Your reflexes were so finely honed that you snatched at my wrist before your eyes even opened.

“What the fuck are you doing?”

I smiled. I said, “Hey, sleeping beauty.”

“What’s wrong?”

“Nothing,” I said. I meant everything. “Just passing some spurge over you for luck. Old wives’ tale.”

You subsided into the bed like a surfaced whale dropping back into the deep. You mumbled, “Well, old wife of mine, don’t fuck with my luck. Don’t jinx it. It’s done me just fine until now. Don’t throw off the balance, hmmm?”

“Lucky? You?”

“Hmmm?”

“How are you lucky?”

“I met you, of course,” you said. And you rolled over and crushed the breath out of me. The green spurge leaves fell to the sheets, where I could see them pressed like a flower on a laminated page.

Leave it to you to sleep well on your last night. I wanted to wound you while you slept. I wanted to steal your driver’s license. I wanted to feed you ground glass.

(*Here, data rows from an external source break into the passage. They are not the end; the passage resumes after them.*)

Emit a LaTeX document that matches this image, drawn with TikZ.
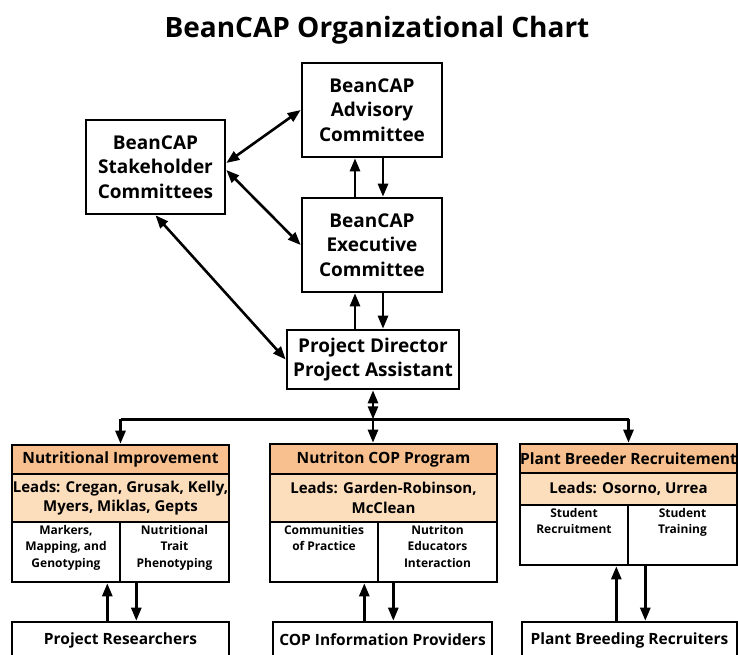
\documentclass[tikz,border=0pt]{standalone}
\usepackage{fontspec}
\setmainfont{Open Sans}
\usetikzlibrary{arrows.meta,positioning}
\definecolor{headorange}{HTML}{F7C08E}
\definecolor{leadorange}{HTML}{FCDDBC}

\begin{document}
\begin{tikzpicture}[x=1pt, y=-1pt,
    every node/.style={inner sep=0pt, align=center, font=\bfseries},
    mainbox/.style={draw, line width=2.6pt, font=\bfseries\fontsize{19}{24.5}\selectfont},
    lowbox/.style={draw, line width=2.6pt, font=\bfseries\fontsize{15.5}{20}\selectfont},
    headbox/.style={draw, line width=2.6pt, fill=headorange, font=\bfseries\fontsize{15.5}{18}\selectfont},
    leadbox/.style={draw, line width=2.6pt, fill=leadorange, font=\bfseries\fontsize{15}{19.5}\selectfont},
    subbox/.style={draw, line width=2.6pt},
    subtext/.style={font=\bfseries\fontsize{12}{16.5}\selectfont},
    link/.style={line width=2.6pt, -{Triangle[length=13pt,width=10pt]}},
    both/.style={line width=2.6pt, {Triangle[length=13pt,width=10pt]}-{Triangle[length=13pt,width=10pt]}}]
      \useasboundingbox (0,0) rectangle (738,654);
      %
      \node (title) at (377,30) {\fontsize{28}{32}\selectfont BeanCAP Organizational Chart};
      %
      \node[mainbox, minimum width=140, minimum height=94] (adv) at (372,110) {BeanCAP\\Advisory\\Committee};
      \node[mainbox, minimum width=140, minimum height=94] (exec) at (372,245) {BeanCAP\\Executive\\Committee};
      \node[mainbox, minimum width=139, minimum height=94] (stake) at (155.5,167) {BeanCAP\\Stakeholder\\Committees};
      \node[mainbox, minimum width=172, minimum height=59] (pd) at (373,359.5) {Project Director\\Project Assistant};
      %
      \draw[both] ([yshift=4pt]stake.east) -- (adv.west);
      \draw[both] ([yshift=-3pt]stake.east) -- (exec.west);
      \draw[both] (stake.south) -- (pd.west);
      %
      \coordinate (upa) at ([xshift=-17pt]adv.south);
      \coordinate (dna) at ([xshift=11pt]adv.south);
      \draw[link] (upa |- exec.north) -- (upa);
      \draw[link] (dna) -- (dna |- exec.north);
      \draw[link] (upa |- pd.north) -- (upa |- exec.south);
      \draw[link] (dna |- exec.south) -- (dna |- pd.north);
      %
      % three programs
      \node[headbox, minimum width=217, minimum height=29] (nutr) at (120.5,459.5) {Nutritional Improvement};
      \node[leadbox, minimum width=217, minimum height=48] (nutrlead) at (120.5,498) {\makebox[0pt]{Leads: Cregan, Grusak, Kelly,}\\Myers, Miklas, Gepts};
      \node[subbox, minimum width=108, minimum height=60] (marker) at (66,552) {};
      \node[subbox, minimum width=109, minimum height=60] (trait) at (174.5,552) {};
      \node[subtext, below=4pt of marker.north] {Markers,\\Mapping, and\\Genotyping};
      \node[subtext, below=4pt of trait.north] {Nutritional\\Trait\\Phenotyping};
      %
      \node[headbox, minimum width=227, minimum height=30] (cop) at (383.5,459) {Nutriton COP Program};
      \node[leadbox, minimum width=227, minimum height=48] (coplead) at (383.5,498) {Leads: Garden-Robinson,\\McClean};
      \node[subbox, minimum width=108, minimum height=60] (comm) at (324,552) {};
      \node[subbox, minimum width=119, minimum height=60] (educ) at (437.5,552) {};
      \node[subtext, below=4pt of comm.north] {Communities\\of Practice};
      \node[subtext, below=4pt of educ.north] {Nutriton\\Educators\\Interaction};
      %
      \node[headbox, minimum width=217, minimum height=29] (breed) at (628.5,458.5) {Plant Breeder Recruitement};
      \node[leadbox, minimum width=217, minimum height=32] (breedlead) at (628.5,489) {Leads: Osorno, Urrea};
      \node[subbox, minimum width=108, minimum height=60] (recr) at (574,535) {};
      \node[subbox, minimum width=109, minimum height=60] (train) at (682.5,535) {};
      \node[subtext, below=4pt of recr.north] {Student\\Recruitment};
      \node[subtext, below=4pt of train.north] {Student\\Training};
      %
      % bus
      \coordinate (bus) at ([yshift=-29pt]pd.south);
      \draw[both] (pd.south) -- (bus);
      \draw[line width=2.6pt] (bus -| nutr.north) -- (bus -| breed.north);
      \draw[link] (bus -| nutr.north) -- (nutr.north);
      \draw[link] (bus) -- (bus |- cop.north);
      \draw[link] (bus -| breed.north) -- (breed.north);
      %
      % bottom boxes
      \node[lowbox, minimum width=217, minimum height=36] (res) at (120.5,640) {Project Researchers};
      \node[lowbox, minimum width=219, minimum height=36] (info) at (382.5,640) {COP Information Providers};
      \node[lowbox, minimum width=215, minimum height=36] (recruit) at (629.5,640) {Plant Breeding Recruiters};
      %
      \coordinate (upl) at ([xshift=-14pt]marker.south east);
      \coordinate (dnl) at ([xshift=15pt]marker.south east);
      \coordinate (upm) at ([xshift=-15pt]comm.south east);
      \coordinate (dnm) at ([xshift=14pt]comm.south east);
      \coordinate (upr) at ([xshift=-13pt]recr.south east);
      \coordinate (dnr) at ([xshift=16pt]recr.south east);
      \draw[link] (upl |- res.north) -- (upl);
      \draw[link] (dnl) -- (dnl |- res.north);
      \draw[link] (upm |- info.north) -- (upm);
      \draw[link] (dnm) -- (dnm |- info.north);
      \draw[link] (upr |- recruit.north) -- (upr);
      \draw[link] (dnr) -- (dnr |- recruit.north);
      %
    \end{tikzpicture}
\end{document}
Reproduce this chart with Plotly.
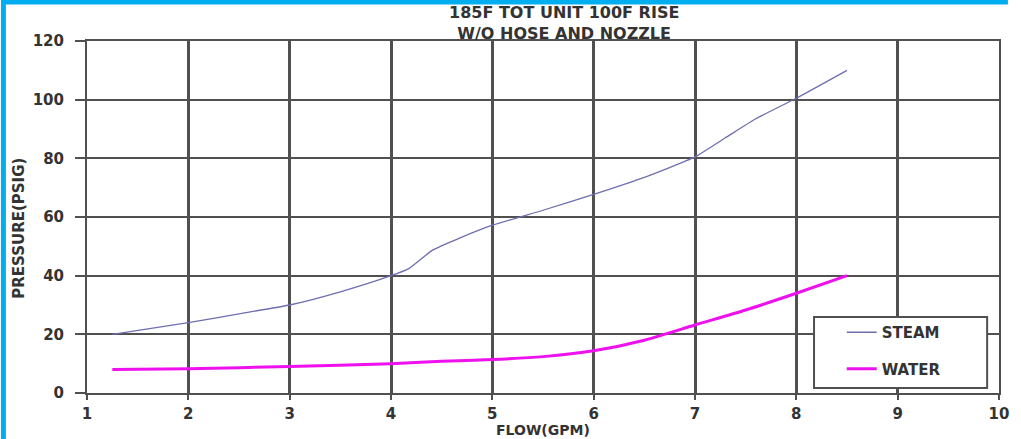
import plotly.graph_objects as go

# data
flow_steam = [1.25, 2.0, 2.5, 3.0, 3.5, 4.0, 4.18, 4.41, 4.67, 5.0, 5.5, 6.0, 6.5, 7.0, 7.3, 7.6, 8.0, 8.5]
psi_steam = [20, 24, 27, 30, 34.5, 40, 42.5, 48.7, 52.7, 57.2, 62.3, 67.7, 73.5, 80.5, 87, 93.5, 100.5, 110]

flow_water = [1.25, 2.0, 3.0, 4.0, 4.5, 5.0, 5.5, 6.0, 6.5, 7.0, 7.5, 8.0, 8.5]
psi_water = [8, 8.3, 9, 10, 10.8, 11.4, 12.4, 14.4, 18, 23.2, 28.3, 34, 40]

x_ticks = [1, 2, 3, 4, 5, 6, 7, 8, 9, 10]
y_ticks = [0, 20, 40, 60, 80, 100, 120]

W, H = 1021, 439
L, R, T, B = 87, 12, 41, 46
FONT = "DejaVu Sans, Verdana, sans-serif"
GRID = "#505050"
TXT = "#333333"

fig = go.Figure()
fig.add_trace(go.Scatter(x=flow_steam, y=psi_steam, mode="lines", name="STEAM",
                         line=dict(color="#6e6eb0", width=1.3, shape="spline", smoothing=0.5),
                         legendgroup="s"))
fig.add_trace(go.Scatter(x=flow_water, y=psi_water, mode="lines", name="WATER",
                         line=dict(color="#ee11ee", width=3, shape="spline", smoothing=0.6),
                         legendgroup="w"))

pw = W - L - R
ph = H - T - B


def px_x(p):
    return (p - L) / pw


def px_y(p):
    return (H - B - p) / ph


# cyan frame along the top and left edge, one closed path
frame = [(0, 0), (W - 3, 0), (W - 3, 4.5), (5, 4.5), (5, H), (0, H)]
frame_path = "M" + " L".join(f"{px_x(a):.5f},{px_y(b):.5f}" for a, b in frame) + " Z"

shapes = [
    # legend box
    dict(type="rect", xref="paper", yref="paper", x0=px_x(822), x1=px_x(997),
         y0=px_y(388), y1=px_y(317), fillcolor="white", line=dict(color=GRID, width=2),
         layer="above"),
    dict(type="path", xref="paper", yref="paper", path=frame_path,
         fillcolor="#00aeef", line=dict(width=0), layer="above"),
]

annotations = [
    dict(text="185F TOT UNIT 100F RISE<br>W/O HOSE AND NOZZLE", xref="paper", yref="paper",
         x=px_x(569), y=px_y(23), xanchor="center", yanchor="middle", showarrow=False,
         font=dict(family=FONT, size=16, color=TXT, weight="bold")),
    dict(text="FLOW(GPM)", xref="paper", yref="paper", x=0.5, y=px_y(430),
         xanchor="center", yanchor="middle", showarrow=False,
         font=dict(family=FONT, size=14, color=TXT, weight="bold")),
    dict(text="PRESSURE(PSIG)", xref="paper", yref="paper", x=px_x(18), y=px_y(228),
         xanchor="center", yanchor="middle", textangle=-90, showarrow=False,
         font=dict(family=FONT, size=15, color=TXT, weight="bold")),
]

fig.update_layout(
    width=W, height=H,
    margin=dict(l=L, r=R, t=T, b=B),
    paper_bgcolor="white", plot_bgcolor="white",
    font=dict(family=FONT, size=15, color=TXT),
    showlegend=True,
    legend=dict(x=px_x(850), y=px_y(316), xanchor="left", yanchor="top",
                bgcolor="rgba(0,0,0,0)", borderwidth=0, tracegroupgap=14,
                font=dict(family=FONT, size=15, color=TXT, weight="bold")),
    shapes=shapes,
    annotations=annotations,
)

tick_font = dict(family=FONT, size=15, color=TXT, weight="bold")
fig.update_xaxes(range=[1, 10], tickvals=x_ticks, showgrid=True, gridcolor=GRID, gridwidth=2.5,
                 showline=True, linecolor=GRID, linewidth=2, mirror=True, zeroline=False,
                 ticks="outside", ticklen=5, tickcolor=GRID, tickwidth=2, ticklabelstandoff=1,
                 tickfont=tick_font)
fig.update_yaxes(range=[0, 120], tickvals=y_ticks, showgrid=True, gridcolor=GRID, gridwidth=2,
                 showline=True, linecolor=GRID, linewidth=2, mirror=True, zeroline=False,
                 ticks="outside", ticklen=10, tickcolor=GRID, tickwidth=2, ticklabelstandoff=8,
                 tickfont=tick_font)

fig.write_html("out.html", config={"displayModeBar": False},
               post_script="document.body.style.margin='0';")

On the morning you left, I could not be like all the other wives, who clung like vines to their men, growing straight out of the airport tarmac like willful, stressed vines, taprooted into something nourishing, a mainline. Tiny children stood at attention like at the JFK funeral until West Point scooped them up and ruined their dignity. Babies were passed around for a whisper of father’s breath. Sonja and the father of her child shouted and waved from beyond the fence.

You and I were different. We were dignity itself. We were make-believe. We were stiff upper lips, unkissed. We were faces starched so tight, you could bounce a quarter on them.

This dignity was not mine. It was an exotic species that poisoned the heart.

Me, I wanted to be like a child and salute. I wanted to be a spouse and cling. I wanted to grow roots in the tarmac. I wanted to stare after the C-17 long after it had taken flight, so as not to snap this long tether, this alchemical mix of will and luck and prayer and longing, that you would return to me, and this world return to something approaching normal.